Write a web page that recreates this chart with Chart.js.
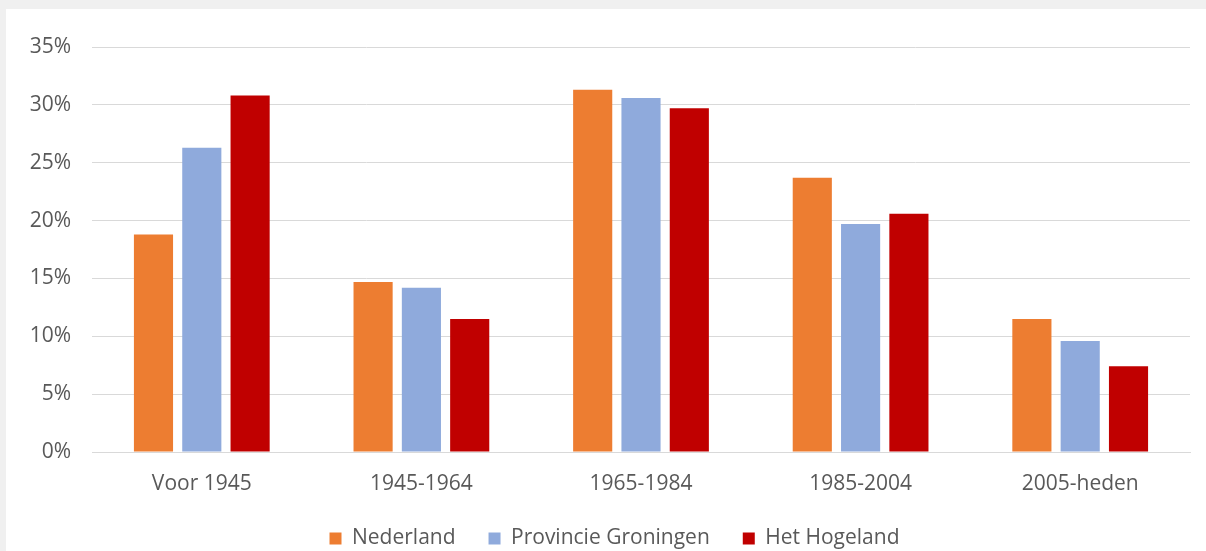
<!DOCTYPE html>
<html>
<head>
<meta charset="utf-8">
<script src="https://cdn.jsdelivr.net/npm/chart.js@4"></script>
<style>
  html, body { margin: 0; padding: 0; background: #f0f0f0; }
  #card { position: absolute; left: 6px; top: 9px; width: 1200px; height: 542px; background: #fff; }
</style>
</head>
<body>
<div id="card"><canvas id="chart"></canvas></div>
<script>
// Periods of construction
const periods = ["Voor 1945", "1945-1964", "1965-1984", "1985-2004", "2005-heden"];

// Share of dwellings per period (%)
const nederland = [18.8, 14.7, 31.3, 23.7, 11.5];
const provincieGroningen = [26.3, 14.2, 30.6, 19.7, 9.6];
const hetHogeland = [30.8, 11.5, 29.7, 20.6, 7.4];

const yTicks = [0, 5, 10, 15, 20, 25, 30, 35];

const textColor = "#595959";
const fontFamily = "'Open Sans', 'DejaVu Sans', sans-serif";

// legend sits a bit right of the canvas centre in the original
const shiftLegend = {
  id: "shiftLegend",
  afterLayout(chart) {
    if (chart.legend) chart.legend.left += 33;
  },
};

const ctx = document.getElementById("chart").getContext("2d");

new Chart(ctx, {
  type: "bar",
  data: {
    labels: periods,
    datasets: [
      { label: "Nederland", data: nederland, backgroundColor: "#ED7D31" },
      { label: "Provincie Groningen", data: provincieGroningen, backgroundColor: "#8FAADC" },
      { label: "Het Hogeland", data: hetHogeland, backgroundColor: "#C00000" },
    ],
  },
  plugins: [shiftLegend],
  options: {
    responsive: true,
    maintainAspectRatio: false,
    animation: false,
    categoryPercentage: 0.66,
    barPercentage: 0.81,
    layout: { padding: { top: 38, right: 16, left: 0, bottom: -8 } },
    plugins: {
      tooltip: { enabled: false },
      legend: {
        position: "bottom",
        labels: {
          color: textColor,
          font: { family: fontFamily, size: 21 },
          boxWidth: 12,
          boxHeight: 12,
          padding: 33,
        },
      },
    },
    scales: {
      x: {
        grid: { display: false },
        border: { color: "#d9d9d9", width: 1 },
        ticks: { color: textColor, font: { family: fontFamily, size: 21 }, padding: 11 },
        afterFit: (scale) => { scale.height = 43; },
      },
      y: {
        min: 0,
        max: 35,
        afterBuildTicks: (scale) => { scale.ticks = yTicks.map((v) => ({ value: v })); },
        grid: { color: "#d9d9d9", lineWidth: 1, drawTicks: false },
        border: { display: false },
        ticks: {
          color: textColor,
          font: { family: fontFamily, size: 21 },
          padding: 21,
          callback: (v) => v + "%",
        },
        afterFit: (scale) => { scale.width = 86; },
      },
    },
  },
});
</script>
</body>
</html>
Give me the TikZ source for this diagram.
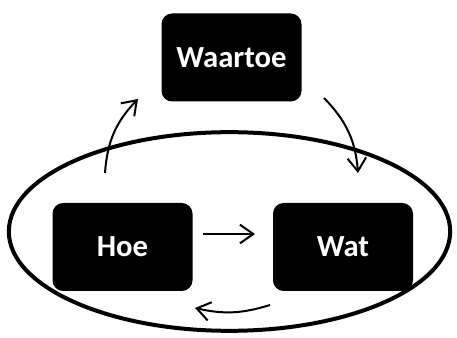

════

The entries above are to be returned exactly, without their pictures.

:: ANSWER BELOW ::
Write a web page that recreates this chart with Chart.js.
<!DOCTYPE html>
<html>
<head>
<meta charset="utf-8">
<script src="https://cdn.jsdelivr.net/npm/chart.js@4"></script>
<style>
  html, body { margin: 0; padding: 0; background: #f0f0f0; }
  #card { position: absolute; left: 6px; top: 9px; width: 1200px; height: 542px; background: #fff; }
</style>
</head>
<body>
<div id="card"><canvas id="chart"></canvas></div>
<script>
// Periods of construction
const periods = ["Voor 1945", "1945-1964", "1965-1984", "1985-2004", "2005-heden"];

// Share of dwellings per period (%)
const nederland = [18.8, 14.7, 31.3, 23.7, 11.5];
const provincieGroningen = [26.3, 14.2, 30.6, 19.7, 9.6];
const hetHogeland = [30.8, 11.5, 29.7, 20.6, 7.4];

const yTicks = [0, 5, 10, 15, 20, 25, 30, 35];

const textColor = "#595959";
const fontFamily = "'Open Sans', 'DejaVu Sans', sans-serif";

// legend sits a bit right of the canvas centre in the original
const shiftLegend = {
  id: "shiftLegend",
  afterLayout(chart) {
    if (chart.legend) chart.legend.left += 33;
  },
};

const ctx = document.getElementById("chart").getContext("2d");

new Chart(ctx, {
  type: "bar",
  data: {
    labels: periods,
    datasets: [
      { label: "Nederland", data: nederland, backgroundColor: "#ED7D31" },
      { label: "Provincie Groningen", data: provincieGroningen, backgroundColor: "#8FAADC" },
      { label: "Het Hogeland", data: hetHogeland, backgroundColor: "#C00000" },
    ],
  },
  plugins: [shiftLegend],
  options: {
    responsive: true,
    maintainAspectRatio: false,
    animation: false,
    categoryPercentage: 0.66,
    barPercentage: 0.81,
    layout: { padding: { top: 38, right: 16, left: 0, bottom: -8 } },
    plugins: {
      tooltip: { enabled: false },
      legend: {
        position: "bottom",
        labels: {
          color: textColor,
          font: { family: fontFamily, size: 21 },
          boxWidth: 12,
          boxHeight: 12,
          padding: 33,
        },
      },
    },
    scales: {
      x: {
        grid: { display: false },
        border: { color: "#d9d9d9", width: 1 },
        ticks: { color: textColor, font: { family: fontFamily, size: 21 }, padding: 11 },
        afterFit: (scale) => { scale.height = 43; },
      },
      y: {
        min: 0,
        max: 35,
        afterBuildTicks: (scale) => { scale.ticks = yTicks.map((v) => ({ value: v })); },
        grid: { color: "#d9d9d9", lineWidth: 1, drawTicks: false },
        border: { display: false },
        ticks: {
          color: textColor,
          font: { family: fontFamily, size: 21 },
          padding: 21,
          callback: (v) => v + "%",
        },
        afterFit: (scale) => { scale.width = 86; },
      },
    },
  },
});
</script>
</body>
</html>
Give me the TikZ source for this diagram.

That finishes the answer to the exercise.